A list of paired name and value arguments for the model type. Each model type or provider supports different arguments:

* hf (HuggingFace): Check the huggingface.py

* local-completions (OpenAI API-compatible server): Check the openai_completions.py and tapi_models.py

* local-chat-completions (OpenAI API-compatible server): Check openai_completions.py and tapi_models.py

* openai-completions (OpenAI Completions API models): Check openai_completions.py and tapi_models.py

* openai-chat-completions (ChatCompletions API models): Check openai_completions.py and tapi_models.py

textsynth (TextSynth APIs): Check textsynth.py

taskList.taskNames

Specifies a list of tasks supported by lm-evaluation-harness.

taskList.taskRecipes

Specifies the task using the Unitxt recipe format: * card: Use the name to specify a Unitxt card or custom for a custom card name: Specifies a Unitxt card from the Unitxt catalog.
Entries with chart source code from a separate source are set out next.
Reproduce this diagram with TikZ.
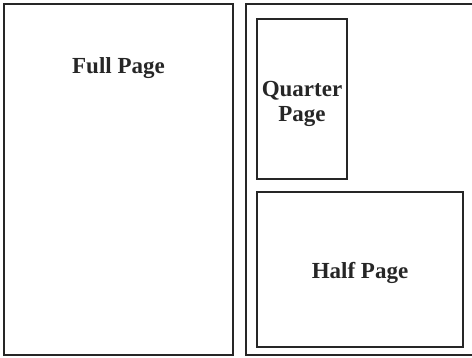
\documentclass[tikz,border=0pt]{standalone}
\usepackage{fontspec}
\setmainfont{Liberation Serif}
\usetikzlibrary{positioning}
\tikzset{
  page/.style={draw=black!85, line width=2pt, inner sep=0pt, outer sep=0pt, anchor=north west},
  caption/.style={font=\fontsize{23}{25}\selectfont\bfseries, text=black!85, align=center, anchor=base, inner sep=0pt}
}
\begin{document}
\begin{tikzpicture}[x=1pt, y=-1pt]
\useasboundingbox (0,0) rectangle (472,357);

% left sheet
\node (full) [page, minimum width=229pt, minimum height=351pt] at (4,4) {};
% right sheet, cut off at the edge
\node (sheet) [page, minimum width=240pt, minimum height=351pt] at (246,4) {};
\node (quarter) [page, minimum width=90pt, minimum height=160pt] at (257,19) {};
\node (half) [page, minimum width=206pt, minimum height=155pt] at (257,192) {};

\node (fulltxt) [caption] at (118.5,73) {Full Page};
\node (quartertxt) [caption] at (302,121) {Quarter\\Page};
\node (halftxt) [caption] at (360,278) {Half Page};

\end{tikzpicture}
\end{document}
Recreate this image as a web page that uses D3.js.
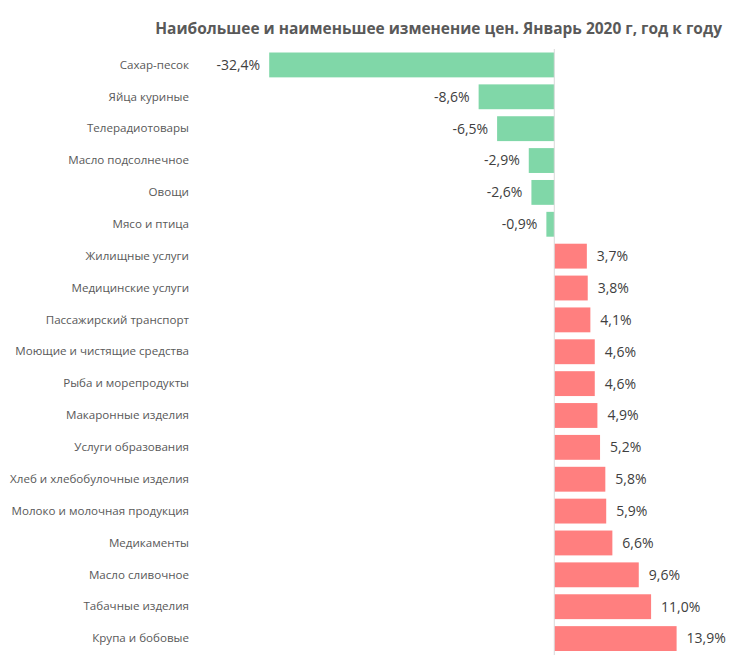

Use the card’s ID as the value. For example, the ID of Wnli card is cards.wnli. custom: Defines and uses a custom card. The value is a JSON object that contains the custom dataset. For more information about creating a custom card, see the Unitxt documentation. If the dataset used by the custom card needs an API key from an environment variable or a persistent volume, set up corresponding resources in the pod field. * template: Specifies a Unitxt template from the Unitxt catalog. Use the template’s ID as the value. * task (optional): Specifies a Unitxt task from the Unitxt catalog. Use the task’s ID as the value. A Unitxt card has a predefined task. Only specify a value for this if you want to run a different task. * metrics (optional): Specifies a Unitxt task from the Unitxt catalog. Use the metric’s ID as the value. A Unitxt task has a set of pre-defined metrics. Only specify a set of metrics if you need different metrics. * format (optional): Specifies a Unitxt format from the Unitxt catalog. Use the format’s ID as the value. * loaderLimit (optional): Specifies the maximum number of instances per stream to be returned from the loader. You can use this parameter to reduce loading time in large datasets. * numDemos (optional): Number of few-shot to be used. * demosPoolSize (optional): Size of the few-shot pool.

numFewShot

Sets the number of few-shot examples to place in context. If you are using a task from Unitxt, do not use this field. Use numDemos under the taskRecipes instead.

limit

Set a limit to run the tasks instead of running the entire dataset. Accepts either an integer or a float between 0.0 and 1.0.

genArgs

Maps to the --gen_kwargs parameter for the lm-evaluation-harness. For more information, see the lm-evaluation-harness documentation.

logSamples

If this flag is passed, then the model’s outputs and the text fed into the model will be saved at per-document granularity.

batchSize

Specifies the batch size for the evaluation in integer format. The auto:N batch size is not used for API models, but numeric batch sizes are used for APIs.

pod

Specifies extra information for the lm-eval job’s pod. * container: Specifies additional container settings for the lm-eval container. env: Specifies environment variables. This parameter uses the EnvVar data structure of Kubernetes. volumeMounts: Mounts the volumes into the lm-eval container ** resources: Specify the resources for the lm-eval container. * volumes: Specifies the volume information for the lm-eval and other containers. This parameter uses the Volume data structure of Kubernetes. * sideCars: A list of containers that run along with the lm-eval container. It uses the Container data structure of Kubernetes.

outputs

This parameter defines a custom output location to store the the evaluation results. Only Persistent Volume Claims (PVC) are supported.

outputs.pvcManaged

Creates an operator-managed PVC to store this job’s results. The PVC is named <job-name>-pvc and is owned by the LMEvalJob. After the job finishes, the PVC is still be available, but it is deleted with the LMEvalJob. Supports the following fields:

* size: The PVC’s size, compatible with standard PVC syntax (for example, 5Gi)

outputs.pvcName

Binds an existing PVC to a job by specifying its name. The PVC must be created separately and must already exist when creating the job.